Misher Festival of Arts and Humanities
In partnership with the nationwide America 250 celebrations, the 2026 Misher Festival of Arts & Humanities presents FREEDOMS, a week-long festival of events and excursions that invite joyful learning, creative exploration, and meaningful conversation. Together, we will reflect on the artistic, cultural, and political freedoms that shape our shared past and our collective future. Students, faculty, staff, alumni, and community members are warmly invited to take part in a dynamic lineup of performances, workshops, lectures, and conversations. Explore the First Amendment freedoms of expression through protest music, editorial voices, and creative writing. Experience the expressive power of the arts, from Irish dance, Flamenco, and a rare dance tribute to Frances E. W. Harper. Engage deeply with questions of political freedom and human rights through thought-provoking lectures, open classrooms, and book-club discussions. Come for a single event—or immerse yourself in the full week. All events are free and open to the public unless noted.

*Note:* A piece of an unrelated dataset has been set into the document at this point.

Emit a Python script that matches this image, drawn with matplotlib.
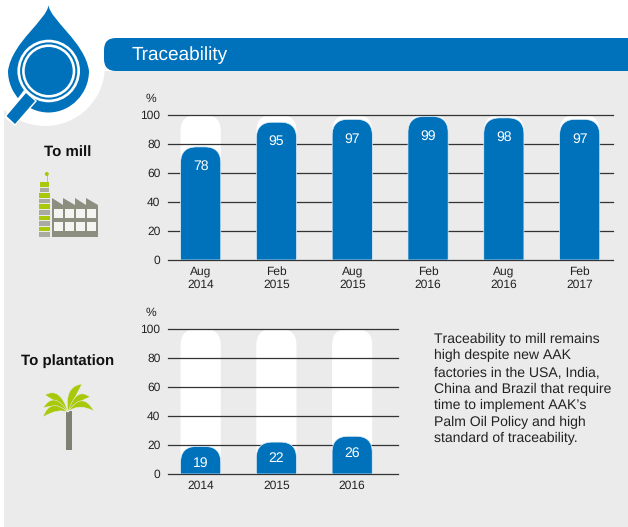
import numpy as np
import matplotlib
matplotlib.use('Agg')
import matplotlib.pyplot as plt
from matplotlib.path import Path
from matplotlib.patches import PathPatch, Circle, Rectangle, Polygon, FancyBboxPatch

plt.rcParams['font.family'] = ['Liberation Sans', 'DejaVu Sans']
plt.rcParams['text.hinting'] = 'no_hinting'
plt.rcParams['text.hinting_factor'] = 1

# data
mill_labels = ['Aug\n2014', 'Feb\n2015', 'Aug\n2015', 'Feb\n2016', 'Aug\n2016', 'Feb\n2017']
mill_values = [78, 95, 97, 99, 98, 97]
plantation_labels = ['2014', '2015', '2016']
plantation_values = [19, 22, 26]
y_ticks = [0, 20, 40, 60, 80, 100]

title = 'Traceability'
note = ("Traceability to mill remains\nhigh despite new AAK\nfactories in the USA, India,\n"
        "China and Brazil that require\ntime to implement AAK\u2019s\n"
        "Palm Oil Policy and high\nstandard of traceability.")

BLUE = '#0072bc'
GREY = '#ebebeb'
W, H = 628, 527

fig = plt.figure(figsize=(W / 100, H / 100), dpi=100, facecolor='white')

# overlay in pixel coords for the panel and the icons
bg = fig.add_axes([0, 0, 1, 1], zorder=0)
bg.set_xlim(0, W)
bg.set_ylim(H, 0)
bg.axis('off')


def px_axes(x0, x1, y_top, y_bottom):
    return fig.add_axes([x0 / W, 1 - y_bottom / H, (x1 - x0) / W, (y_bottom - y_top) / H], zorder=2)


def rounded_bar(ax, x, value, color, width=0.53, r_px=16, z=2, edge='none'):
    # round the top corners, radius given in pixels
    bbox = ax.get_window_extent()
    x0, x1 = ax.get_xlim()
    y0, y1 = ax.get_ylim()
    rx = r_px * (x1 - x0) / bbox.width
    ry = r_px * (y1 - y0) / bbox.height
    ry = min(ry, value)
    l, r = x - width / 2, x + width / 2
    verts = [(l, 0), (l, value - ry), (l, value), (l + rx, value), (r - rx, value),
             (r, value), (r, value - ry), (r, 0), (l, 0)]
    codes = [Path.MOVETO, Path.LINETO, Path.CURVE3, Path.CURVE3, Path.LINETO,
             Path.CURVE3, Path.CURVE3, Path.LINETO, Path.CLOSEPOLY]
    ax.add_patch(PathPatch(Path(verts, codes), facecolor=color, edgecolor=edge, lw=0.5, zorder=z))


def bar_chart(ax, labels, values, xlim, label_offset):
    ax.set_facecolor('none')
    ax.set_xlim(*xlim)
    ax.set_ylim(0, 100)
    pos = np.arange(len(values))
    for x, v in zip(pos, values):
        rounded_bar(ax, x, 100, 'white', z=1)
        rounded_bar(ax, x, v, BLUE, z=3, edge='#e4eef6')
        ax.annotate(str(v), (x, v), xytext=(0, label_offset), textcoords='offset points', ha='center',
                    va='center', color='white', fontsize=10.4, zorder=4)
    ax.set_yticks(y_ticks)
    ax.set_xticks(pos)
    ax.set_xticklabels(labels, fontsize=8.8, linespacing=1.2, color='#222222')
    ax.tick_params(axis='y', length=0, labelsize=8.6, pad=5.5, labelcolor='#222222')
    ax.tick_params(axis='x', length=0, pad=4.5)
    for s in ax.spines.values():
        s.set_visible(False)
    ax.grid(axis='y', color='#333333', lw=0.9)
    ax.set_axisbelow(False)
    for ln in ax.get_ygridlines():
        ln.set_zorder(2)
        ln.set_clip_on(False)
    ax.annotate('%', (0, 1), xycoords='axes fraction', xytext=(-16, 12), textcoords='offset points',
                fontsize=8.6, ha='left', va='center', color='#222222')


# panel
bg.add_patch(Rectangle((4, 71), W - 4, H - 71, facecolor=GREY, edgecolor='none', zorder=1))
bg.add_patch(Circle((45, 66), 60, facecolor='white', edgecolor='none', zorder=1.2))

# header band
bg.add_patch(FancyBboxPatch((104, 38), W, 33, boxstyle='round,pad=0,rounding_size=12',
                            facecolor=BLUE, edgecolor='none', zorder=2))
bg.text(132, 55, title, color='white', fontsize=13.6, va='center', ha='left', zorder=3)

# drop with magnifier
drop_v = [(48.5, 5), (50, 20), (85, 42), (89, 71), (89, 93.4), (70.9, 112.5), (48.5, 112.5),
          (26.1, 112.5), (8, 93.4), (8, 71), (12, 42), (47, 20), (48.5, 5)]
drop_c = [Path.MOVETO] + [Path.CURVE4] * 12
bg.add_patch(PathPatch(Path(drop_v, drop_c), facecolor=BLUE, edgecolor='none', zorder=3))
bg.add_patch(Polygon([(24, 90), (37, 101), (15, 126), (4, 117)], facecolor='white', edgecolor='none', zorder=3.5))
bg.add_patch(Polygon([(26, 93), (35, 101), (15, 124), (6.5, 116)], facecolor=BLUE, edgecolor='none', zorder=3.6))
bg.add_patch(Circle((48.7, 71), 31.3, facecolor='white', edgecolor='none', zorder=4))
bg.add_patch(Circle((48.7, 71), 28.6, facecolor=BLUE, edgecolor='none', zorder=4.1))
bg.add_patch(Circle((48.7, 71), 26.6, facecolor='white', edgecolor='none', zorder=4.2))
bg.add_patch(Circle((48.7, 71), 24, facecolor=BLUE, edgecolor='none', zorder=4.3))

# side labels
bg.text(68, 152.5, 'To mill', fontsize=11, fontweight='bold', ha='center', va='center', color='#111111', zorder=3)
bg.text(68, 361, 'To plantation', fontsize=11, fontweight='bold', ha='center', va='center', color='#111111', zorder=3)

# factory icon
LIME, STONE = '#a8c80a', '#a9aaa0'
bg.plot([46.5, 46.5], [174, 182], color='#b5c46a', lw=0.6, zorder=3)
bg.add_patch(Circle((46.8, 174), 2, facecolor=LIME, edgecolor='none', zorder=3))
seg_y = np.arange(182, 237, 5.6)
for i, y in enumerate(seg_y):
    c = LIME if i % 2 == 0 else STONE
    w0, w1 = (40, 49) if i < 2 else (39, 50)
    bg.add_patch(Rectangle((w0, y), w1 - w0, 4.6, facecolor=c, edgecolor='none', zorder=3))
bg.add_patch(Polygon([(52, 198), (63, 205), (63, 198), (75, 205), (75, 198), (86, 205), (86, 198),
                      (98, 205), (98, 237), (52, 237)], facecolor='#8c8e80', edgecolor='none', zorder=3))
for y in (209, 222):
    for x in (54, 65, 76, 87):
        bg.add_patch(Rectangle((x, y), 9, 8.5, facecolor='#f4f4f0', edgecolor='none', zorder=3.2))

# palm icon
bg.add_patch(Polygon([(66, 411), (71.5, 411), (71.5, 450), (66, 450)], facecolor='#7d8073', edgecolor='none', zorder=3))
fronds = [[(82, 384), (64, 386), (73, 401)],
          [(45, 395), (60, 386), (60, 404)],
          [(43, 408), (54, 390), (58, 403)],
          [(43, 417), (50, 397), (58, 408)],
          [(90, 397), (76, 386), (76, 402)],
          [(94, 411), (82, 390), (78, 403)]]
base = (68, 412)
for tip, up, low in fronds:
    p = Path([base, up, tip, low, base], [Path.MOVETO, Path.CURVE3, Path.CURVE3, Path.CURVE3, Path.CURVE3])
    bg.add_patch(PathPatch(p, facecolor=LIME, edgecolor=GREY, lw=0.4, zorder=3.4))

# charts
ax1 = px_axes(168, 613, 115, 260)
bar_chart(ax1, mill_labels, mill_values, (-0.431, 5.44), -14)
ax2 = px_axes(168, 398, 329, 474)
bar_chart(ax2, plantation_labels, plantation_values, (-0.431, 2.605), -12)

bg.text(434, 389, note, fontsize=10.1, ha='left', va='center', linespacing=1.35, color='#222222', zorder=3)

fig.savefig('out.png', dpi=100, facecolor='white')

2026 Misher Visiting Professor Lecture with M. Gessen
Thursday, March 19, 2026
2:00 – 3:00 pm
Mandeville Teletorium
Reception to follow
One of today’s most incisive observers of democracy, M. Gessen is the author of eleven books examining power, freedom, and the fragile structures that sustain open societies. Their National Book Award–winning The Future Is History: How Totalitarianism Reclaimed Russia (2017) traces the collapse of democratic promise in post-Soviet Russia, while The Man Without a Face: The Unlikely Rise of Vladimir Putin (2012) offers a chilling account of how authoritarian leadership under Vladimir Putin consolidated power with astonishing speed.
Gessen’s work on questions of contemporary American democracy—especially the erosion of norms, institutions, and shared truth—has shaped public understanding during a period of intense political and cultural upheaval. Gessen is the author of Surviving Autocracy (2020), a longtime writer for The New Yorker, and an Opinion columnist at The New York Times who has received numerous honors, including a Guggenheim Fellowship and the 2024 George Polk Award. Gessen is the founding director of the Russian Independent Media Archive and Distinguished Professor at CUNY’s Craig Newmark Graduate School of Journalism.
Readers interested in Gessen’s more personal work are welcome to join the Misher Festival/SJU Book Club discussion (Wednesday, 3/18) of Masha Gessen’s memoir, Esther and Ruzya: How My Grandmothers Survived Hitler’s War and Stalin’s Peace.